TASK BRIEF >> Do not copy the pictures. Write out the lines from the start of the entries through the line containing "Chart.register(...registerables);".
-- Begin INFORMATION SUPPLIED --
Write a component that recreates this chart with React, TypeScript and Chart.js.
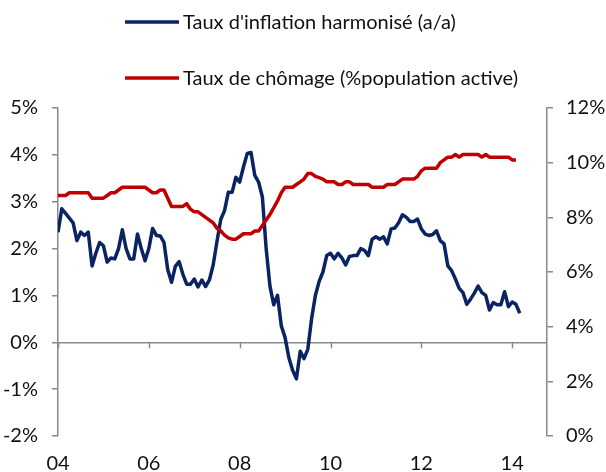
import { useEffect, useRef } from 'react';
import { Chart, registerables } from 'chart.js';

Chart.register(...registerables);

// Monthly data, April 2004 -> June 2014 (index 0 = Apr 2004)
const inflation = [
  // 2004 (Apr-Dec)
  2.35, 2.85, 2.75, 2.65, 2.55, 2.17, 2.35, 2.28, 2.35,
  // 2005
  1.63, 1.9, 2.13, 2.06, 1.71, 1.8, 1.78, 2.0, 2.4, 2.0, 1.78, 1.78,
  // 2006
  2.31, 2.0, 1.74, 2.0, 2.43, 2.28, 2.27, 2.13, 1.55, 1.28, 1.62, 1.72,
  // 2007
  1.45, 1.24, 1.24, 1.35, 1.18, 1.33, 1.19, 1.33, 1.65, 2.15, 2.62, 2.81,
  // 2008
  3.2, 3.2, 3.52, 3.42, 3.74, 4.03, 4.05, 3.56, 3.42, 3.1, 2.0, 1.2,
  // 2009
  0.8, 1.0, 0.35, 0.1, -0.33, -0.6, -0.78, -0.19, -0.35, -0.15, 0.5, 1.0,
  // 2010
  1.3, 1.5, 1.85, 1.9, 1.78, 1.9, 1.8, 1.65, 1.83, 1.85, 1.85, 2.0,
  // 2011
  1.96, 1.85, 2.2, 2.25, 2.2, 2.25, 2.1, 2.42, 2.44, 2.55, 2.72, 2.67,
  // 2012
  2.58, 2.58, 2.63, 2.42, 2.31, 2.28, 2.3, 2.38, 2.17, 2.1, 1.63, 1.53,
  // 2013
  1.35, 1.15, 1.06, 0.81, 0.92, 1.05, 1.2, 1.06, 1.0, 0.69, 0.85, 0.8,
  // 2014 (Jan-Jun)
  0.8, 1.08, 0.76, 0.86, 0.81, 0.62,
];

const unemployment = [
  // 2004 (Apr-Dec)
  8.8, 8.8, 8.8, 8.9, 8.9, 8.9, 8.9, 8.9, 8.9,
  // 2005
  8.7, 8.7, 8.7, 8.7, 8.8, 8.9, 8.9, 9.0, 9.1, 9.1, 9.1, 9.1,
  // 2006
  9.1, 9.1, 9.1, 9.0, 8.9, 8.9, 9.0, 9.0, 8.7, 8.4, 8.4, 8.4,
  // 2007
  8.4, 8.5, 8.3, 8.2, 8.2, 8.1, 8.0, 7.9, 7.8, 7.6, 7.5, 7.35,
  // 2008
  7.25, 7.2, 7.2, 7.3, 7.4, 7.4, 7.4, 7.5, 7.5, 7.7, 7.9, 8.1,
  // 2009
  8.35, 8.6, 8.9, 9.1, 9.1, 9.1, 9.2, 9.3, 9.4, 9.6, 9.6, 9.5,
  // 2010
  9.45, 9.4, 9.3, 9.3, 9.3, 9.2, 9.2, 9.3, 9.3, 9.2, 9.2, 9.2,
  // 2011
  9.2, 9.2, 9.1, 9.1, 9.1, 9.1, 9.2, 9.2, 9.2, 9.3, 9.4, 9.4,
  // 2012
  9.4, 9.4, 9.5, 9.7, 9.8, 9.8, 9.8, 9.8, 10.0, 10.1, 10.2, 10.2,
  // 2013
  10.3, 10.2, 10.3, 10.3, 10.3, 10.3, 10.3, 10.2, 10.3, 10.2, 10.2, 10.2,
  // 2014 (Jan-May)
  10.2, 10.2, 10.2, 10.1, 10.1,
];

const xTickMonths = [0, 24, 48, 72, 96, 120];
const xTickLabels = ['04', '06', '08', '10', '12', '14'];
const seriesNames = ["Taux d'inflation harmonisé (a/a)", 'Taux de chômage (%population active)'];

const BLUE = '#0a2362';
const RED = '#c00000';
const AXIS = '#8a8a8a';
const TEXT = '#111111';
const FONT_FAMILY = 'Lato, "Noto Sans", sans-serif';
const FONT_SIZE = 20;

const customDraw = {
  id: 'customDraw',
  beforeDatasetsDraw(chart: any) {
    const { ctx } = chart;
    const xs = chart.scales.x;
    const ys = chart.scales.y;
    const y0 = ys.getPixelForValue(0);
    ctx.save();
    ctx.strokeStyle = AXIS;
    ctx.lineWidth = 1.5;
    xTickMonths.forEach((m) => {
      const px = Math.round(xs.getPixelForValue(m)) + 0.5;
      ctx.beginPath();
      ctx.moveTo(px, y0);
      ctx.lineTo(px, y0 + 6);
      ctx.stroke();
    });
    ctx.restore();
  },
  afterDraw(chart: any) {
    const { ctx } = chart;
    const rows = [
      { y: 22, color: BLUE, text: seriesNames[0] },
      { y: 78, color: RED, text: seriesNames[1] },
    ];
    ctx.save();
    ctx.font = `${FONT_SIZE}px ${FONT_FAMILY}`;
    ctx.textBaseline = 'middle';
    ctx.textAlign = 'left';
    rows.forEach((r) => {
      ctx.strokeStyle = r.color;
      ctx.lineWidth = 3.5;
      ctx.beginPath();
      ctx.moveTo(125, r.y);
      ctx.lineTo(179, r.y);
      ctx.stroke();
      ctx.fillStyle = TEXT;
      ctx.fillText(r.text, 183, r.y + 1);
    });
    ctx.restore();
  },
};

export default function App() {
  const canvasRef = useRef<HTMLCanvasElement | null>(null);

  useEffect(() => {
    if (!canvasRef.current) return;
    const font = { family: FONT_FAMILY, size: FONT_SIZE };
    const chart = new Chart(canvasRef.current, {
      type: 'line',
      data: {
        datasets: [
          {
            label: seriesNames[1],
            data: unemployment.map((v, i) => ({ x: i, y: v })),
            borderColor: RED,
            backgroundColor: RED,
            borderWidth: 3.5,
            pointRadius: 0,
            tension: 0,
            borderJoinStyle: 'round',
            yAxisID: 'y1',
            order: 0,
          },
          {
            label: seriesNames[0],
            data: inflation.map((v, i) => ({ x: i, y: v })),
            borderColor: BLUE,
            backgroundColor: BLUE,
            borderWidth: 3.5,
            pointRadius: 0,
            tension: 0,
            borderJoinStyle: 'round',
            yAxisID: 'y',
            order: 1,
          },
        ],
      },
      options: {
        animation: false,
        responsive: true,
        maintainAspectRatio: false,
        layout: { padding: { top: 108, left: 0, right: 0, bottom: 0 } },
        plugins: {
          legend: { display: false },
          tooltip: { enabled: false },
        },
        scales: {
          x: {
            type: 'linear',
            position: 'bottom',
            min: 0,
            max: 129.2,
            grid: { display: false, drawTicks: false },
            border: { display: false },
            afterBuildTicks: (s: any) => {
              s.ticks = xTickMonths.map((v) => ({ value: v }));
            },
            afterFit: (s: any) => {
              s.height = 36;
            },
            ticks: {
              autoSkip: false,
              maxRotation: 0,
              padding: 16,
              color: TEXT,
              font,
              callback: (v: any) => {
                const k = xTickMonths.indexOf(Number(v));
                return k >= 0 ? xTickLabels[k] : '';
              },
            },
          },
          y: {
            position: 'left',
            min: -2,
            max: 5,
            afterFit: (s: any) => {
              s.width = 58;
            },
            ticks: {
              stepSize: 1,
              padding: 14,
              color: TEXT,
              font,
              callback: (v: any) => `${v}%`,
            },
            grid: {
              color: (c: any) => (c.tick && c.tick.value === 0 ? AXIS : 'rgba(0,0,0,0)'),
              tickColor: AXIS,
              tickLength: 6,
              lineWidth: 1.5,
            },
            border: { color: AXIS, width: 1.5 },
          },
          y1: {
            position: 'right',
            min: 0,
            max: 12,
            afterFit: (s: any) => {
              s.width = 59;
            },
            ticks: {
              stepSize: 2,
              padding: 13,
              color: TEXT,
              font,
              callback: (v: any) => `${v}%`,
            },
            grid: {
              drawOnChartArea: false,
              color: AXIS,
              tickColor: AXIS,
              tickLength: 6,
              lineWidth: 1.5,
            },
            border: { color: AXIS, width: 1.5 },
          },
        },
      },
      plugins: [customDraw],
    } as any);
    return () => chart.destroy();
  }, []);

  return (
    <div style={{ position: 'fixed', left: 0, top: 0, width: 606, height: 472 }}>
      <canvas ref={canvasRef} />
    </div>
  );
}
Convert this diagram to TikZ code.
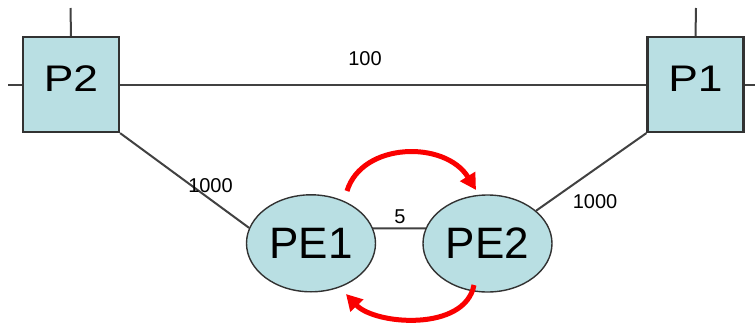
\documentclass[tikz,border=0pt]{standalone}
\usepackage{fontspec}
\setmainfont{Liberation Sans}
\usetikzlibrary{shapes.geometric,arrows.meta}
\pgfdeclarelayer{bg}
\pgfsetlayers{bg,main}
\definecolor{nodefill}{RGB}{185,223,227}
\definecolor{edgec}{RGB}{50,50,50}
\definecolor{linkc}{RGB}{65,65,65}
\definecolor{arr}{RGB}{250,0,0}
\begin{document}
\begin{tikzpicture}[x=1pt,y=-1pt,
  router/.style={draw=edgec, line width=2.2pt, fill=nodefill, minimum width=96pt, minimum height=95pt, inner sep=0pt, font=\fontsize{37}{40}\selectfont},
  pe/.style={ellipse, draw=edgec, line width=1.4pt, fill=nodefill, minimum width=129pt, minimum height=97pt, inner sep=0pt, font=\fontsize{44}{48}\selectfont},
  link/.style={draw=linkc, line width=2pt},
  lbl/.style={font=\fontsize{20}{22}\selectfont, inner sep=0pt},
  flow/.style={draw=arr, line width=5pt, -{Triangle[length=16pt,width=17pt]}}]
\useasboundingbox (0,0) rectangle (755,324);
% stub end points
\coordinate (p2up) at (70.5,8);
\coordinate (p2left) at (8,84.5);
\coordinate (p1up) at (696,8);
\coordinate (p1right) at (755,84.5);
% nodes
\node[router] (P2) at (71,84.5) {\raisebox{12pt}{\scalebox{1.2}[1]{P2}}};
\node[router] (P1) at (695.5,84.5) {\raisebox{12pt}{\scalebox{1.2}[1]{P1}}};
\node[pe] (PE1) at (311,243.3) {PE1};
\node[pe] (PE2) at (487.5,243.5) {PE2};
% links
\begin{pgfonlayer}{bg}
\draw[link] (p2up) -- (P2.north);
\draw[link] (p2left) -- (P2.west);
\draw[link] (p1up) -- (P1.north);
\draw[link] (P1.east) -- (p1right);
\draw[link] (P2.east) -- (P1.west);
\draw[link] (P2.south east) -- (PE1.166);
\draw[link] (P1.south west) -- (PE2.34);
\draw[link] ([yshift=15pt]PE1.center) -- ([yshift=15pt]PE2.center);
\end{pgfonlayer}
% labels
\node[lbl] (l100) at (365,59) {100};
\node[lbl] (l1000a) at (210.5,186) {1000};
\node[lbl] (l1000b) at (595,202) {1000};
\node[lbl] (l5) at (400,217) {5};
% red flows
\coordinate (f1s) at (347,191);
\coordinate (f1e) at (476,190);
\coordinate (f2s) at (474,285);
\coordinate (f2e) at (346,294);
\draw[flow] (f1s) .. controls (362,142) and (445,140) .. (f1e);
\draw[flow] (f2s) .. controls (465,332) and (375,325) .. (f2e);
\end{tikzpicture}
\end{document}
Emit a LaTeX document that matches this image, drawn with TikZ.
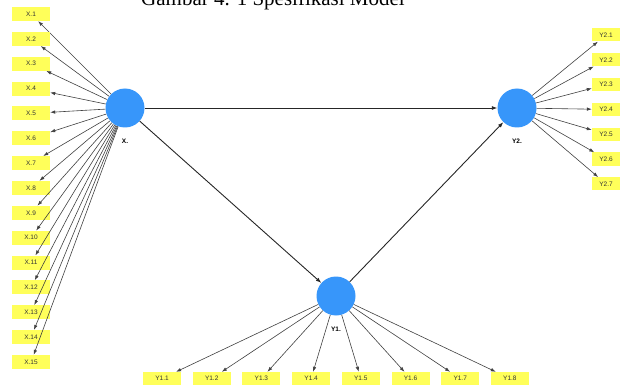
\documentclass[tikz,border=0pt]{standalone}
\usepackage{fontspec}
\setmainfont{Liberation Sans}
\newfontfamily\titlefont{Liberation Serif}
\usetikzlibrary{arrows.meta}
\definecolor{lvblue}{RGB}{55,150,250}
\definecolor{indyel}{RGB}{255,255,90}
\tikzset{
  lv/.style={circle, fill=lvblue, minimum size=39pt, inner sep=0pt},
  lvlabel/.style={font=\bfseries\fontsize{6.5}{7}\selectfont, inner sep=0pt},
  indx/.style={fill=indyel, minimum width=38pt, minimum height=14pt, inner sep=0pt, font=\fontsize{6.5}{7}\selectfont, text=black!80},
  indy/.style={fill=indyel, minimum width=38pt, minimum height=13pt, inner sep=0pt, font=\fontsize{6.5}{7}\selectfont, text=black!80},
  indz/.style={fill=indyel, minimum width=28pt, minimum height=13pt, inner sep=0pt, font=\fontsize{6.5}{7}\selectfont, text=black!80},
  meas/.style={draw=black!75, line width=0.6pt, -{Latex[length=5pt,width=3.5pt]}},
  struct/.style={draw=black!85, line width=0.9pt, -{Latex[length=5.5pt,width=4pt]}}
}
\begin{document}
\begin{tikzpicture}[x=1pt,y=-1pt]
\useasboundingbox (0,0) rectangle (621,385);
\clip (0,0) rectangle (621,385);
\node[font=\titlefont\fontsize{21}{21}\selectfont, anchor=base, inner sep=0pt] (title) at (273,6) {Gambar 4. 1 Spesifikasi Model};
\node[lv] (X) at (125,108) {};
\node[lv] (Y2) at (517,108) {};
\node[lv] (Y1) at (336,296) {};
\node[lvlabel] (Xl) at (125,141) {X.};
\node[lvlabel] (Y2l) at (517,141) {Y2.};
\node[lvlabel] (Y1l) at (336,329) {Y1.};
\foreach \i in {1,...,15} {
  \node[indx] (x\i) at (31,{14+(\i-1)*24.86}) {X.\i};
  \draw[meas] (X) -- (x\i);
}
\foreach \i in {1,...,7} {
  \node[indz] (z\i) at (606,{35+(\i-1)*24.8}) {Y2.\i};
  \draw[meas] (Y2) -- (z\i);
}
\foreach \i in {1,...,8} {
  \node[indy] (y\i) at ({162+(\i-1)*49.7},378.5) {Y1.\i};
  \draw[meas] (Y1) -- (y\i);
}
\draw[struct] (X) -- (Y2);
\draw[struct] (X) -- (Y1);
\draw[struct] (Y1) -- (Y2);
\end{tikzpicture}
\end{document}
-- End INFORMATION SUPPLIED --
SOLUTION TO THE EXERCISE >>
Write a component that recreates this chart with React, TypeScript and Chart.js.
import { useEffect, useRef } from 'react';
import { Chart, registerables } from 'chart.js';

Chart.register(...registerables);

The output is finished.